Sunday, April 1, 2012

If I Hate It, I Know It Might Be Good

I've been doing a lot of critiquing lately - swapping manuscripts with fellow authors and reading the work of aspiring authors. I'm seeing a lot of great stuff, and I'm gathering awesome feedback that I hope will help me with a project I currently am calling "The WIP from Hell."

In a couple of instances, I've gotten the impression that some of my feedback didn't resonate with the person whose work I was reading. Everybody's been exceedingly gracious, but I could just tell that one or two folks didn't agree with some of my suggestions. That's OK - none of us takes every piece of feedback we receive, but here's the thing: I don't think I'm wrong.

In my own experience, sometimes the critique that makes me go, "Ew, what!?!? This person doesn't get it!" is the critique to which I find I should pay the most attention.

For example: I might call my current project the "WIP from Hell" but I believe in it and I love it and I think it's going to be successful. Early on, I shared a sample with a publishing VIP who I'll keep anonymous because there's no need to name names. This person came back with editorial suggestions that felt utterly wrong to me. I decided to continue on my original path, and my agent sent a proposal out on a round of submissions.

Fast forward a few months, and while we got rave reviews for my writing and lots of compliments on the overall concept, the final decisions were all "no." In essence, nearly every bit of feedback echoed what the first publishing VIP had said.

I realized that what didn't resonate for me was the first VIP's suggestion for a "fix." She was kind enough to throw out ideas for what might help the story, but I just wasn't feeling them. If I look deeper, though, to the problems she was trying to address, then I can see she was correct. I still haven't landed on the solution that's right for me and this story, but, thanks to her and the other editors who gave feedback, I have a much better idea what types of things need to be overhauled in order to make this the successful book I know it can be.

In the end, each of us is the boss of our own story. We decide what happens, what feels right, what's true to our artistic vision. If a beta reader denigrates your work or suggests you turn your realistic contemp into a sci-fi time travel then, by all means, move on. And if a reader you normally respect gives a suggestion that feels totally wrong, you don't have to take it. But ask yourself what prompted the suggestion: is there a problem with your plot, your characters or your pacing? What is your beta trying to help you fix? Because if s/he noticed a weakness, then you can probably assume an agent, editor or reader who buys your book will notice it, too.

How you overcome that weakness is totally up to you - in fact, I think it's awesome when a writer ignores my suggestions and come up with something ten times better. It's the spirit of the feedback that matters, and sometimes the key to success is overcoming the initial urge to say, "Yuck. No. That's not going to work."

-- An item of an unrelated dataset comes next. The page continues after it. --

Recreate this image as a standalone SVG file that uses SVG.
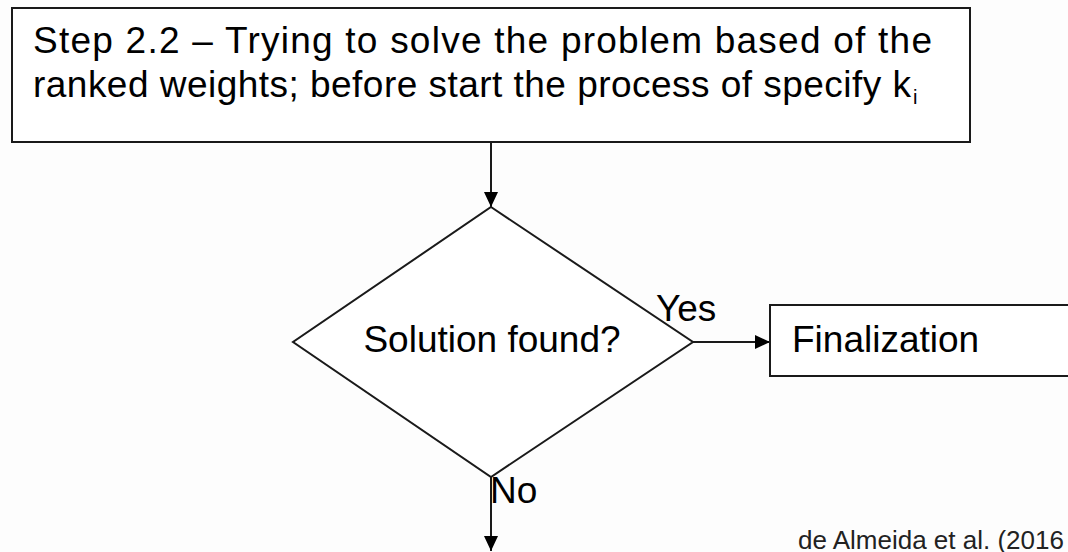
<svg xmlns="http://www.w3.org/2000/svg" width="1068" height="552" viewBox="0 0 1068 552">
<style>
.box{fill:#ffffff;stroke:#1a1a1a;stroke-width:2}
.t{font-family:"Liberation Sans",Arial,sans-serif;font-size:37px;fill:#000}
.conn{stroke:#1a1a1a;stroke-width:2;fill:none;marker-end:url(#ah)}
.cite{font-family:"Liberation Sans",Arial,sans-serif;font-size:26px;fill:#222}
</style>
<defs>
<marker id="ah" markerUnits="userSpaceOnUse" markerWidth="15" markerHeight="14" refX="15" refY="7" orient="auto">
<path d="M0,0 L15,7 L0,14 z" fill="#000"/>
</marker>
</defs>
<rect width="1068" height="552" fill="#fdfdfd"/>
<g id="connectors">
<line class="conn" x1="491" y1="142" x2="491" y2="207"/>
<line class="conn" x1="693" y1="342" x2="770" y2="342"/>
<line class="conn" x1="491" y1="477" x2="491" y2="551"/>
</g>
<g id="step">
<rect class="box" x="12" y="8" width="958" height="134"/>
<text class="t" x="33" y="53" textLength="899" lengthAdjust="spacing">Step 2.2 – Trying to solve the problem based of the</text>
<text class="t" x="33" y="97" textLength="878" lengthAdjust="spacing">ranked weights; before start the process of specify k</text>
<text class="t" x="913" y="104" style="font-size:20px">i</text>
</g>
<g id="decision">
<polygon class="box" points="491,207 693,342 491,477 293,342"/>
<text class="t" x="492" y="352" text-anchor="middle">Solution found?</text>
</g>
<g id="labels">
<text class="t" x="656" y="321">Yes</text>
<text class="t" x="490" y="503">No</text>
</g>
<g id="finalization">
<rect class="box" x="770" y="305" width="320" height="71"/>
<text class="t" x="792" y="352">Finalization</text>
</g>
<g id="citation">
<text class="cite" x="798" y="549">de Almeida et al. (2016</text>
</g>
</svg>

I've actually learned to pay special attention when I have that reaction - it often signals an opportunity to take my work to the next level. Sometimes the most valuable advice really is the toughest to hear.


  1. Sound advice, Sara. Painful but sound. Thanks for sharing your thoughts on criticism. I'll be sharing it with my college writing students who could benefit from it as well.

    1. So glad it's helpful, Melissa! It's never fun to have to dig deeper, but we all know it's worthwhile!